Going outside of the app store doesn't even come up because most app types probably have dozens of decent choices on the app store. Even if you decided to Google around most of the top hits will be apps from the app store because Shopify's SEO is very likely going to be better than yours.
The only way someone will discover and use your app outside of the app store is you have already have a massive following and trust that you're not a bad actor looking to do something shady by avoiding the app store (because this is what users are trained to think) and your app is leaps and bounds better than anything that exists on the app store so that users are willing to take the risk to go with your non-official app. That doesn't seem like it would happen very often.
Does anyone have a wildly successful Shopify app that's not on the app store?
To me this feels like an illusion of choice because yes technically you have the option but realistically the outcome is the same as having no option.
If I had to set up payments for each extension and go through gathering invoices and documents it would be devastating.
So as long as I understand the author I also understand why Shopify wants the billing API to be used.
Also easy pay = more users ...
If the world is ever dominated by aliens it won't be due to their superior firepower, but because some human accepted their EULA/ T&C without reading.

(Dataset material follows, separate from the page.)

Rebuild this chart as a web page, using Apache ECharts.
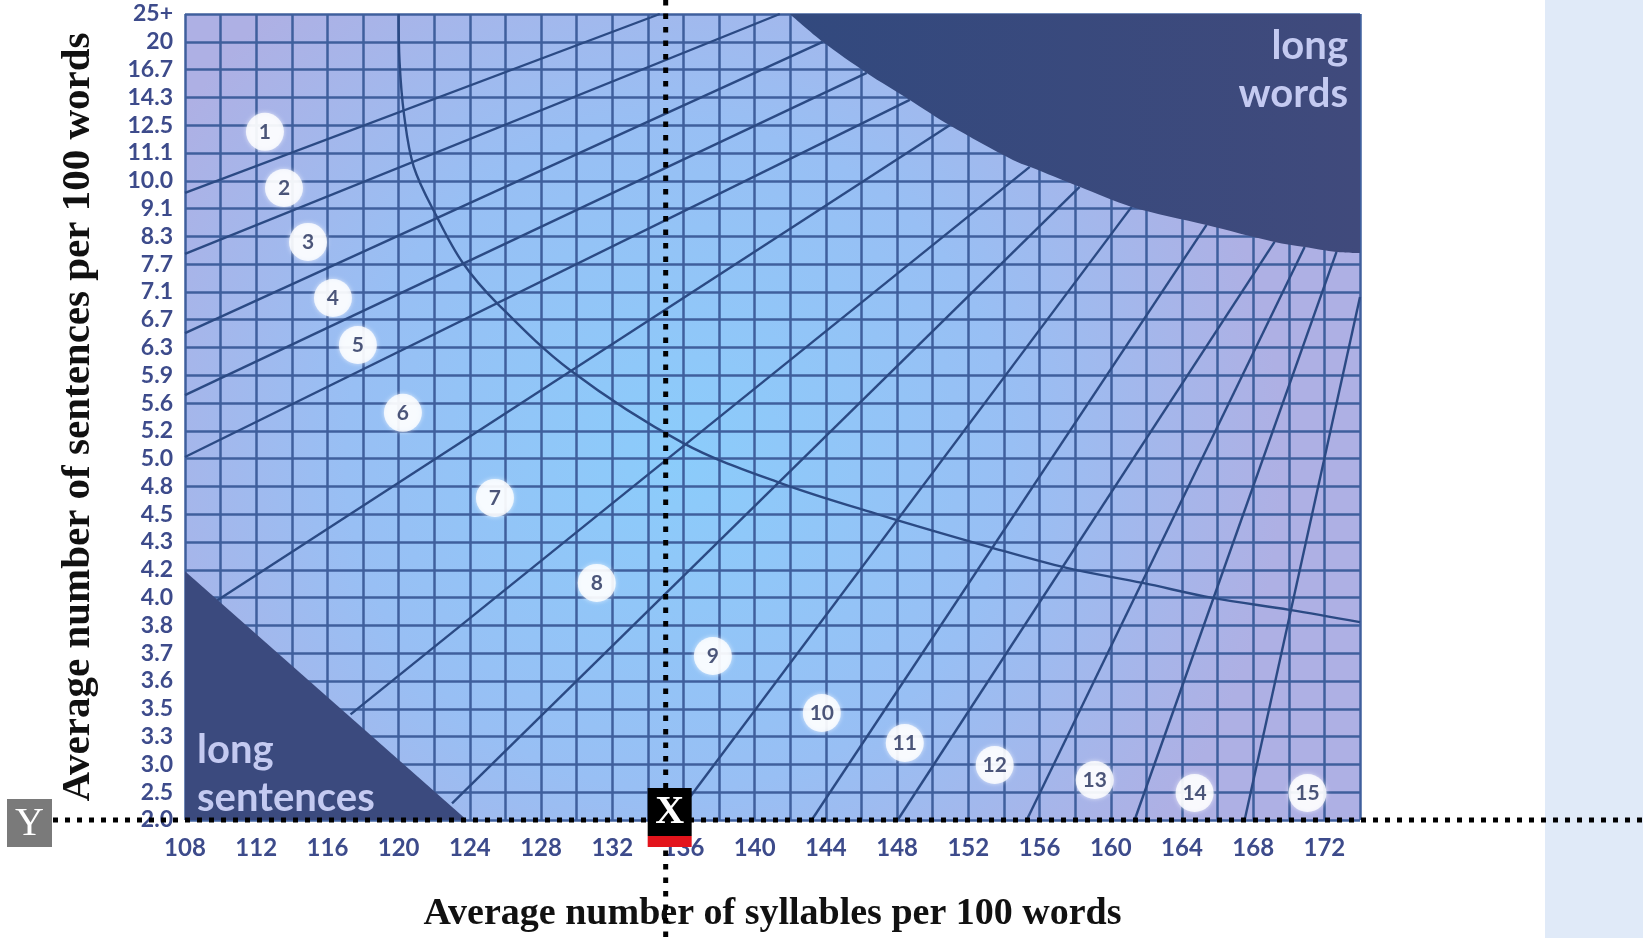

The subscription apps on the App Store are suited for physical goods (coffee beans, etc) rather than digital (membership, gift subscription, saas, etc.) which is what is driving the subscription economy.
So building a digital membership platform on Shopify makes no sense, unless you consider sending shoes as a subscription to someone on a regular basis a 'digital membership'.
If your business has grown you could evaluate to move off the shopify platform. And figure out best way to handle this fine/charge.
Holy cow.
I don't understand why any business would willingly do that other than business ignorance or technical laziness.
shopify is a platform that monetizes selling things. no company would allow the kind of freedom you seek. if that's what you want, build your own website and use stripe. it's not that hard.
You choosed their platform, and you agreed with that, so why do you complain now?
EDIT:
Title should be renamed to: "Shopify asks users to comply with contract they signed when joining the platform"
Salesforce uses a similar model
Anyhow: For larger shops, self-host and find a good payment gateway. SaaS that takes a percentage will bleed you dry.
If that's too much, the business has bigger problems that certainly won't be solved by self-hosting or maintaining their own homegrown backend.
In the case of Amazon you own nothing so as a merchant you are thrown into a marketplace where Amazon controls everything and Amazon can take your best products and then make knock offs of them and undercut your sales. Totally different companies - not in the same ball park (Amazon is way bigger then Shopify, don't fall for the false narrative)
Shopify charge a monthly fee for their online ecommmerce stores, and they don't take a 20% cut for that.
OP clicked "I have read and agree" on the TOS when signing up and they are now complaining that the fees are unreasonable?!
You chose to sell your app on their marketplace and agreed to their TOS and pricing. They provide you with access to their marketplace and you agree to pay them 20%. Were you aware that these are the terms and broke them anyway?
It's like an Uber diver who will start charging cash without going through the Uber app to avoid paying Uber. Or maybe start a McDonald's franchise and hide all the profits. Not to mention paying taxes to the government...
Apple controls the iOS platform, so it's a different case. Shopify does not prevent you from selling on your own website and taking 100% of the profits.